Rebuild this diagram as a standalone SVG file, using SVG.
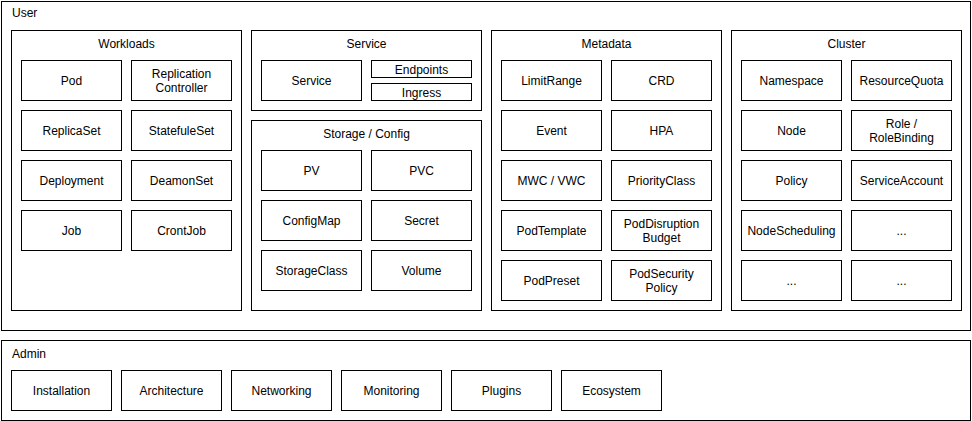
<svg xmlns="http://www.w3.org/2000/svg" width="972" height="421" viewBox="0 0 972 421">
<style>
rect{fill:#fff;stroke:#000;stroke-width:1}
text{font-family:"Liberation Sans",Arial,Helvetica,sans-serif;font-size:12px;fill:#000}
.c{text-anchor:middle}
</style>
<rect x="0" y="0" width="972" height="421" style="stroke:none"/>
<g id="user">
<rect x="1.5" y="1.5" width="969" height="329"/>
<text x="12" y="17">User</text>
</g>
<g id="admin">
<rect x="1.5" y="340.5" width="969" height="80"/>
<text x="12" y="358">Admin</text>
</g>
<g id="workloads">
<rect x="11.5" y="30.5" width="230" height="280"/>
<text class="c" x="126.5" y="48">Workloads</text>
</g>
<g id="service-group">
<rect x="251.5" y="30.5" width="230" height="80"/>
<text class="c" x="366.5" y="48">Service</text>
</g>
<g id="storage-config">
<rect x="251.5" y="120.5" width="230" height="190"/>
<text class="c" x="366.5" y="138">Storage / Config</text>
</g>
<g id="metadata">
<rect x="491.5" y="30.5" width="230" height="280"/>
<text class="c" x="606.5" y="48">Metadata</text>
</g>
<g id="cluster">
<rect x="731.5" y="30.5" width="230" height="280"/>
<text class="c" x="846.5" y="48">Cluster</text>
</g>
<g id="pod"><rect x="21.5" y="60.5" width="100" height="40"/><text class="c" x="71.5" y="85">Pod</text></g>
<g id="replication-controller"><rect x="131.5" y="60.5" width="100" height="40"/><text class="c" x="181.5" y="78">Replication</text><text class="c" x="181.5" y="92">Controller</text></g>
<g id="replicaset"><rect x="21.5" y="110.5" width="100" height="40"/><text class="c" x="71.5" y="135">ReplicaSet</text></g>
<g id="statefulset"><rect x="131.5" y="110.5" width="100" height="40"/><text class="c" x="181.5" y="135">StatefuleSet</text></g>
<g id="deployment"><rect x="21.5" y="160.5" width="100" height="40"/><text class="c" x="71.5" y="185">Deployment</text></g>
<g id="daemonset"><rect x="131.5" y="160.5" width="100" height="40"/><text class="c" x="181.5" y="185">DeamonSet</text></g>
<g id="job"><rect x="21.5" y="210.5" width="100" height="40"/><text class="c" x="71.5" y="235">Job</text></g>
<g id="cronjob"><rect x="131.5" y="210.5" width="100" height="40"/><text class="c" x="181.5" y="235">CrontJob</text></g>
<g id="service"><rect x="261.5" y="60.5" width="100" height="40"/><text class="c" x="311.5" y="85">Service</text></g>
<g id="endpoints"><rect x="371.5" y="60.5" width="100" height="17"/><text class="c" x="421.5" y="74">Endpoints</text></g>
<g id="ingress"><rect x="371.5" y="83.5" width="100" height="17"/><text class="c" x="421.5" y="97">Ingress</text></g>
<g id="pv"><rect x="261.5" y="150.5" width="100" height="40"/><text class="c" x="311.5" y="175">PV</text></g>
<g id="pvc"><rect x="371.5" y="150.5" width="100" height="40"/><text class="c" x="421.5" y="175">PVC</text></g>
<g id="configmap"><rect x="261.5" y="200.5" width="100" height="40"/><text class="c" x="311.5" y="225">ConfigMap</text></g>
<g id="secret"><rect x="371.5" y="200.5" width="100" height="40"/><text class="c" x="421.5" y="225">Secret</text></g>
<g id="storageclass"><rect x="261.5" y="250.5" width="100" height="40"/><text class="c" x="311.5" y="275">StorageClass</text></g>
<g id="volume"><rect x="371.5" y="250.5" width="100" height="40"/><text class="c" x="421.5" y="275">Volume</text></g>
<g id="limitrange"><rect x="501.5" y="60.5" width="100" height="40"/><text class="c" x="551.5" y="85">LimitRange</text></g>
<g id="crd"><rect x="611.5" y="60.5" width="100" height="40"/><text class="c" x="661.5" y="85">CRD</text></g>
<g id="event"><rect x="501.5" y="110.5" width="100" height="40"/><text class="c" x="551.5" y="135">Event</text></g>
<g id="hpa"><rect x="611.5" y="110.5" width="100" height="40"/><text class="c" x="661.5" y="135">HPA</text></g>
<g id="mwc-vwc"><rect x="501.5" y="160.5" width="100" height="40"/><text class="c" x="551.5" y="185">MWC / VWC</text></g>
<g id="priorityclass"><rect x="611.5" y="160.5" width="100" height="40"/><text class="c" x="661.5" y="185">PriorityClass</text></g>
<g id="podtemplate"><rect x="501.5" y="210.5" width="100" height="40"/><text class="c" x="551.5" y="235">PodTemplate</text></g>
<g id="poddisruptionbudget"><rect x="611.5" y="210.5" width="100" height="40"/><text class="c" x="661.5" y="228">PodDisruption</text><text class="c" x="661.5" y="242">Budget</text></g>
<g id="podpreset"><rect x="501.5" y="260.5" width="100" height="40"/><text class="c" x="551.5" y="285">PodPreset</text></g>
<g id="podsecuritypolicy"><rect x="611.5" y="260.5" width="100" height="40"/><text class="c" x="661.5" y="278">PodSecurity</text><text class="c" x="661.5" y="292">Policy</text></g>
<g id="namespace"><rect x="741.5" y="60.5" width="100" height="40"/><text class="c" x="791.5" y="85">Namespace</text></g>
<g id="resourcequota"><rect x="851.5" y="60.5" width="100" height="40"/><text class="c" x="901.5" y="85">ResourceQuota</text></g>
<g id="node"><rect x="741.5" y="110.5" width="100" height="40"/><text class="c" x="791.5" y="135">Node</text></g>
<g id="role-rolebinding"><rect x="851.5" y="110.5" width="100" height="40"/><text class="c" x="901.5" y="128">Role /</text><text class="c" x="901.5" y="142">RoleBinding</text></g>
<g id="policy"><rect x="741.5" y="160.5" width="100" height="40"/><text class="c" x="791.5" y="185">Policy</text></g>
<g id="serviceaccount"><rect x="851.5" y="160.5" width="100" height="40"/><text class="c" x="901.5" y="185">ServiceAccount</text></g>
<g id="nodescheduling"><rect x="741.5" y="210.5" width="100" height="40"/><text class="c" x="791.5" y="235">NodeScheduling</text></g>
<g id="more-1"><rect x="851.5" y="210.5" width="100" height="40"/><text class="c" x="901.5" y="235">...</text></g>
<g id="more-2"><rect x="741.5" y="260.5" width="100" height="40"/><text class="c" x="791.5" y="285">...</text></g>
<g id="more-3"><rect x="851.5" y="260.5" width="100" height="40"/><text class="c" x="901.5" y="285">...</text></g>
<g id="installation"><rect x="11.5" y="370.5" width="100" height="40"/><text class="c" x="61.5" y="395">Installation</text></g>
<g id="architecture"><rect x="121.5" y="370.5" width="100" height="40"/><text class="c" x="171.5" y="395">Architecture</text></g>
<g id="networking"><rect x="231.5" y="370.5" width="100" height="40"/><text class="c" x="281.5" y="395">Networking</text></g>
<g id="monitoring"><rect x="341.5" y="370.5" width="100" height="40"/><text class="c" x="391.5" y="395">Monitoring</text></g>
<g id="plugins"><rect x="451.5" y="370.5" width="100" height="40"/><text class="c" x="501.5" y="395">Plugins</text></g>
<g id="ecosystem"><rect x="561.5" y="370.5" width="100" height="40"/><text class="c" x="611.5" y="395">Ecosystem</text></g>
<g id="connectors"></g>
</svg>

☆ ☆ ☆ ☆ ☆ ☆ ☆

(EXERCISE REQUIREMENTS): Except for the pictures, reproduce every line exactly.

(FINAL ANSWER):
Rebuild this diagram as a standalone SVG file, using SVG.
<svg xmlns="http://www.w3.org/2000/svg" width="972" height="421" viewBox="0 0 972 421">
<style>
rect{fill:#fff;stroke:#000;stroke-width:1}
text{font-family:"Liberation Sans",Arial,Helvetica,sans-serif;font-size:12px;fill:#000}
.c{text-anchor:middle}
</style>
<rect x="0" y="0" width="972" height="421" style="stroke:none"/>
<g id="user">
<rect x="1.5" y="1.5" width="969" height="329"/>
<text x="12" y="17">User</text>
</g>
<g id="admin">
<rect x="1.5" y="340.5" width="969" height="80"/>
<text x="12" y="358">Admin</text>
</g>
<g id="workloads">
<rect x="11.5" y="30.5" width="230" height="280"/>
<text class="c" x="126.5" y="48">Workloads</text>
</g>
<g id="service-group">
<rect x="251.5" y="30.5" width="230" height="80"/>
<text class="c" x="366.5" y="48">Service</text>
</g>
<g id="storage-config">
<rect x="251.5" y="120.5" width="230" height="190"/>
<text class="c" x="366.5" y="138">Storage / Config</text>
</g>
<g id="metadata">
<rect x="491.5" y="30.5" width="230" height="280"/>
<text class="c" x="606.5" y="48">Metadata</text>
</g>
<g id="cluster">
<rect x="731.5" y="30.5" width="230" height="280"/>
<text class="c" x="846.5" y="48">Cluster</text>
</g>
<g id="pod"><rect x="21.5" y="60.5" width="100" height="40"/><text class="c" x="71.5" y="85">Pod</text></g>
<g id="replication-controller"><rect x="131.5" y="60.5" width="100" height="40"/><text class="c" x="181.5" y="78">Replication</text><text class="c" x="181.5" y="92">Controller</text></g>
<g id="replicaset"><rect x="21.5" y="110.5" width="100" height="40"/><text class="c" x="71.5" y="135">ReplicaSet</text></g>
<g id="statefulset"><rect x="131.5" y="110.5" width="100" height="40"/><text class="c" x="181.5" y="135">StatefuleSet</text></g>
<g id="deployment"><rect x="21.5" y="160.5" width="100" height="40"/><text class="c" x="71.5" y="185">Deployment</text></g>
<g id="daemonset"><rect x="131.5" y="160.5" width="100" height="40"/><text class="c" x="181.5" y="185">DeamonSet</text></g>
<g id="job"><rect x="21.5" y="210.5" width="100" height="40"/><text class="c" x="71.5" y="235">Job</text></g>
<g id="cronjob"><rect x="131.5" y="210.5" width="100" height="40"/><text class="c" x="181.5" y="235">CrontJob</text></g>
<g id="service"><rect x="261.5" y="60.5" width="100" height="40"/><text class="c" x="311.5" y="85">Service</text></g>
<g id="endpoints"><rect x="371.5" y="60.5" width="100" height="17"/><text class="c" x="421.5" y="74">Endpoints</text></g>
<g id="ingress"><rect x="371.5" y="83.5" width="100" height="17"/><text class="c" x="421.5" y="97">Ingress</text></g>
<g id="pv"><rect x="261.5" y="150.5" width="100" height="40"/><text class="c" x="311.5" y="175">PV</text></g>
<g id="pvc"><rect x="371.5" y="150.5" width="100" height="40"/><text class="c" x="421.5" y="175">PVC</text></g>
<g id="configmap"><rect x="261.5" y="200.5" width="100" height="40"/><text class="c" x="311.5" y="225">ConfigMap</text></g>
<g id="secret"><rect x="371.5" y="200.5" width="100" height="40"/><text class="c" x="421.5" y="225">Secret</text></g>
<g id="storageclass"><rect x="261.5" y="250.5" width="100" height="40"/><text class="c" x="311.5" y="275">StorageClass</text></g>
<g id="volume"><rect x="371.5" y="250.5" width="100" height="40"/><text class="c" x="421.5" y="275">Volume</text></g>
<g id="limitrange"><rect x="501.5" y="60.5" width="100" height="40"/><text class="c" x="551.5" y="85">LimitRange</text></g>
<g id="crd"><rect x="611.5" y="60.5" width="100" height="40"/><text class="c" x="661.5" y="85">CRD</text></g>
<g id="event"><rect x="501.5" y="110.5" width="100" height="40"/><text class="c" x="551.5" y="135">Event</text></g>
<g id="hpa"><rect x="611.5" y="110.5" width="100" height="40"/><text class="c" x="661.5" y="135">HPA</text></g>
<g id="mwc-vwc"><rect x="501.5" y="160.5" width="100" height="40"/><text class="c" x="551.5" y="185">MWC / VWC</text></g>
<g id="priorityclass"><rect x="611.5" y="160.5" width="100" height="40"/><text class="c" x="661.5" y="185">PriorityClass</text></g>
<g id="podtemplate"><rect x="501.5" y="210.5" width="100" height="40"/><text class="c" x="551.5" y="235">PodTemplate</text></g>
<g id="poddisruptionbudget"><rect x="611.5" y="210.5" width="100" height="40"/><text class="c" x="661.5" y="228">PodDisruption</text><text class="c" x="661.5" y="242">Budget</text></g>
<g id="podpreset"><rect x="501.5" y="260.5" width="100" height="40"/><text class="c" x="551.5" y="285">PodPreset</text></g>
<g id="podsecuritypolicy"><rect x="611.5" y="260.5" width="100" height="40"/><text class="c" x="661.5" y="278">PodSecurity</text><text class="c" x="661.5" y="292">Policy</text></g>
<g id="namespace"><rect x="741.5" y="60.5" width="100" height="40"/><text class="c" x="791.5" y="85">Namespace</text></g>
<g id="resourcequota"><rect x="851.5" y="60.5" width="100" height="40"/><text class="c" x="901.5" y="85">ResourceQuota</text></g>
<g id="node"><rect x="741.5" y="110.5" width="100" height="40"/><text class="c" x="791.5" y="135">Node</text></g>
<g id="role-rolebinding"><rect x="851.5" y="110.5" width="100" height="40"/><text class="c" x="901.5" y="128">Role /</text><text class="c" x="901.5" y="142">RoleBinding</text></g>
<g id="policy"><rect x="741.5" y="160.5" width="100" height="40"/><text class="c" x="791.5" y="185">Policy</text></g>
<g id="serviceaccount"><rect x="851.5" y="160.5" width="100" height="40"/><text class="c" x="901.5" y="185">ServiceAccount</text></g>
<g id="nodescheduling"><rect x="741.5" y="210.5" width="100" height="40"/><text class="c" x="791.5" y="235">NodeScheduling</text></g>
<g id="more-1"><rect x="851.5" y="210.5" width="100" height="40"/><text class="c" x="901.5" y="235">...</text></g>
<g id="more-2"><rect x="741.5" y="260.5" width="100" height="40"/><text class="c" x="791.5" y="285">...</text></g>
<g id="more-3"><rect x="851.5" y="260.5" width="100" height="40"/><text class="c" x="901.5" y="285">...</text></g>
<g id="installation"><rect x="11.5" y="370.5" width="100" height="40"/><text class="c" x="61.5" y="395">Installation</text></g>
<g id="architecture"><rect x="121.5" y="370.5" width="100" height="40"/><text class="c" x="171.5" y="395">Architecture</text></g>
<g id="networking"><rect x="231.5" y="370.5" width="100" height="40"/><text class="c" x="281.5" y="395">Networking</text></g>
<g id="monitoring"><rect x="341.5" y="370.5" width="100" height="40"/><text class="c" x="391.5" y="395">Monitoring</text></g>
<g id="plugins"><rect x="451.5" y="370.5" width="100" height="40"/><text class="c" x="501.5" y="395">Plugins</text></g>
<g id="ecosystem"><rect x="561.5" y="370.5" width="100" height="40"/><text class="c" x="611.5" y="395">Ecosystem</text></g>
<g id="connectors"></g>
</svg>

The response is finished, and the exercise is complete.